When he encounters people who don't believe inmates, especially death row inmates, deserve ministry, he reminds them of the gospel passage where God instructs people to visit prisoners: "Amen, I say to you, whatever you did for one of these least brothers of mine, you did for me." Even those who have done terrible things deserve God in their lives, Williams says.
"Everybody thinks that everybody on death row is like Hannibal Lecter, and you know, they're not," Williams says. The convicted murderer has repented, the death row inmate is also a beloved father.
Williams says, "We label them as the worst thing they ever did, so, calling somebody a 'murderer' is awful because, you know, he may have committed a murder, or two or three, but he's not- that doesn't define everything about him or her."
The keys to the kingdom
"How many of you want to go free today?" Williams asks a room of Bay Area locals intermingled with men in sky blue and denim uniforms, the letters "CDCR" for California Department of Corrections and Rehabilitation stamped in yellow letters on the back.
The men in blue raise their hands immediately, laughing.
In today's reading, in the gospel of Matthew, Jesus promises Peter the keys to the kingdom of heaven: "I will give you the keys of the kingdom of heaven. Whatever you bind on earth will be bound in heaven, and whatever you loose on earth will be loosed in heaven." Williams focuses on this: Jesus gives Peter the power to lock or unlock, the power to imprison or free.
During mass for the death row inmates, Williams stands within a cage. (Lt. Sam Robinson/San Quentin State Prison)

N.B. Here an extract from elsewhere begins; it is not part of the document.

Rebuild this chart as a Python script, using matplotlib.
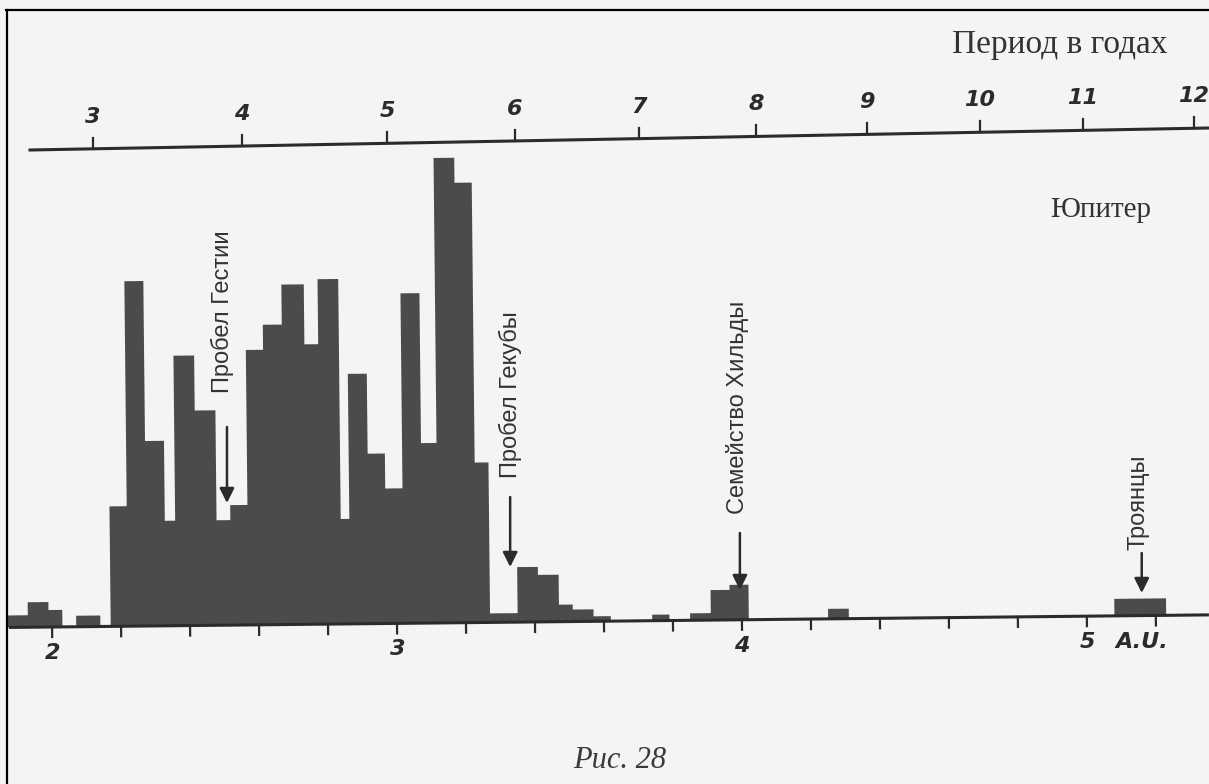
import numpy as np
import matplotlib
matplotlib.use("Agg")
import matplotlib.pyplot as plt
from matplotlib.transforms import Affine2D
from matplotlib.lines import Line2D

# Histogram of asteroid semi-major axes (AU), bin edges and relative counts
edges = [1.87, 1.93, 1.99, 2.03, 2.07, 2.14, 2.17, 2.22, 2.275, 2.33,
         2.36, 2.42, 2.48, 2.52, 2.57, 2.62, 2.675, 2.74, 2.78, 2.84,
         2.865, 2.92, 2.97, 3.02, 3.075, 3.12, 3.18, 3.23, 3.27, 3.35,
         3.41, 3.47, 3.51, 3.57, 3.62, 3.74, 3.79, 3.85, 3.91, 3.965,
         4.02, 4.25, 4.31, 5.08, 5.23]
counts = [2.4, 5, 3.4, 0, 2.2, 0, 24, 69, 37, 21,
          54, 43, 21, 24, 55, 60, 68, 56, 69, 21,
          50, 34, 27, 66, 36, 93, 88, 32, 1.8, 11,
          9.4, 3.4, 2.4, 1, 0, 1.2, 0, 1.4, 6, 7,
          0, 2, 0, 3.4]

# bottom scale (AU)
au_labels = ["2", "3", "4", "5", "A.U."]
au_label_pos = [2.0, 3.0, 4.0, 5.0, 5.16]

# top scale: period in years, placed where drawn above the AU scale
period_labels = ["3", "4", "5", "6", "7", "8", "9", "10", "11", "12"]
period_pos = [2.119, 2.551, 2.971, 3.342, 3.701, 4.041, 4.362, 4.690, 4.988, 5.310]

# annotations: text, arrow tip (a, count), arrow tail count, text centre
notes = ["Пробел Гестии", "Пробел Гекубы", "Семейство Хильды", "Троянцы"]
note_a = [2.507, 3.328, 3.994, 5.159]
note_tip = [24.8, 12.0, 7.4, 6.8]
note_tail = [40.0, 26.0, 18.8, 14.8]
note_text_a = [2.493, 3.328, 3.988, 5.150]
note_text_y = [63.0, 46.5, 44.0, 25.0]

ink = "#2b2b2b"
bar_col = "#4b4b4b"

fig = plt.figure(figsize=(12.09, 7.84), dpi=100, facecolor="#f4f4f4")
ax = fig.add_axes([0, 0, 1, 1])
ax.set_facecolor("#f4f4f4")
ax.axis("off")
ax.set_xlim(1.849, 5.354)
ax.set_ylim(-31.4, 125.4)

# the scan is tilted slightly
rot = ax.transData + Affine2D().rotate_deg_around(52, 157, 0.6)

ax.stairs(counts, edges, fill=True, color=bar_col, baseline=0, transform=rot)
ax.plot([1.875, 5.354], [0, 0], color=ink, lw=2.2, transform=rot, solid_capstyle="butt")

for t in np.arange(2.0, 5.21, 0.2):
    ax.plot([t, t], [0, -2.0], color=ink, lw=1.6, transform=rot)
for lab, p in zip(au_labels, au_label_pos):
    ax.text(p, -5.2, lab, transform=rot, ha="center", va="center",
            fontsize=16, style="italic", weight="bold", color=ink,
            family="DejaVu Sans")

# top period axis (slanted line)
a0, a1 = 1.936, 5.354
y0, y1 = 95.4, 99.8
def top_y(a):
    return y0 + (a - a0) * (y1 - y0) / (a1 - a0)

ax.plot([a0, a1], [top_y(a0), top_y(a1)], color=ink, lw=2.2)
for lab, p in zip(period_labels, period_pos):
    yy = top_y(p)
    ax.plot([p, p], [yy, yy + 2.2], color=ink, lw=1.6)
    ax.text(p, yy + 6.4, lab, ha="center", va="center", fontsize=16,
            style="italic", weight="bold", color=ink, family="DejaVu Sans")

ax.text(4.92, 116.4, "Период в годах", ha="center", va="center",
        fontsize=24, family="Liberation Serif", color="#333333")
ax.text(5.04, 83.4, "Юпитер", ha="center", va="center",
        fontsize=21, family="Liberation Serif", color="#333333")

for txt, xa, tip, tail, xt, yt in zip(notes, note_a, note_tip, note_tail,
                                      note_text_a, note_text_y):
    ax.annotate("", xy=(xa, tip), xytext=(xa, tail),
                arrowprops=dict(arrowstyle="-|>", color=ink, lw=1.8,
                                mutation_scale=22, shrinkA=0, shrinkB=0))
    ax.text(xt, yt, txt, rotation=90, ha="center", va="center", fontsize=17,
            family="Liberation Sans", color="#333333")

ax.text(3.647, -26.6, "Рис. 28", ha="center", va="center", fontsize=22,
        style="italic", family="Liberation Serif", color="#3a3a3a")

# border of the scanned page
fig.add_artist(Line2D([0.005, 1.0], [0.987, 0.987], color="black", lw=1.6))
fig.add_artist(Line2D([0.006, 0.006], [0.0, 0.987], color="black", lw=1.6))

fig.savefig("out.png", dpi=100, facecolor=fig.get_facecolor())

"Jesus has the keys to free us," Williams says. Jesus' keys, he says. can open the locked doors of people's hearts.
The inmates nod in response. Collier, who has been eligible for parole since 1988 but has been denied more than a dozen times, grows teary. He's still processing his most recent denial, and it's the most difficult one to accept thus far, he says.
"There are monsters that need to be here, without a doubt," Collier says. "There are also people who are capable of change."
As Mass ends, the local church-goers cross the lush courtyard, show their ID to a guard dressed in a tan and forest green uniform, walk through two sets of clanging metal gates and sign out of the visitor's log before driving away.
"It seems more real to hear God's word in here," Williams says of the chapel. He sees Jesus reflected in the eyes of the inmates.
In here, Williams preaches on Jesus' dining with tax collectors and prostitutes, on the recruiting of Paul, a murderer, as his apostle, on the wrongful conviction and execution of Jesus Christ.
"There is certainly this pervasive aspect of prison that ... these people are beyond help, and that they can't change, and that they're just trash," he says. "That they should just be locked up and throw away the key, forget about them."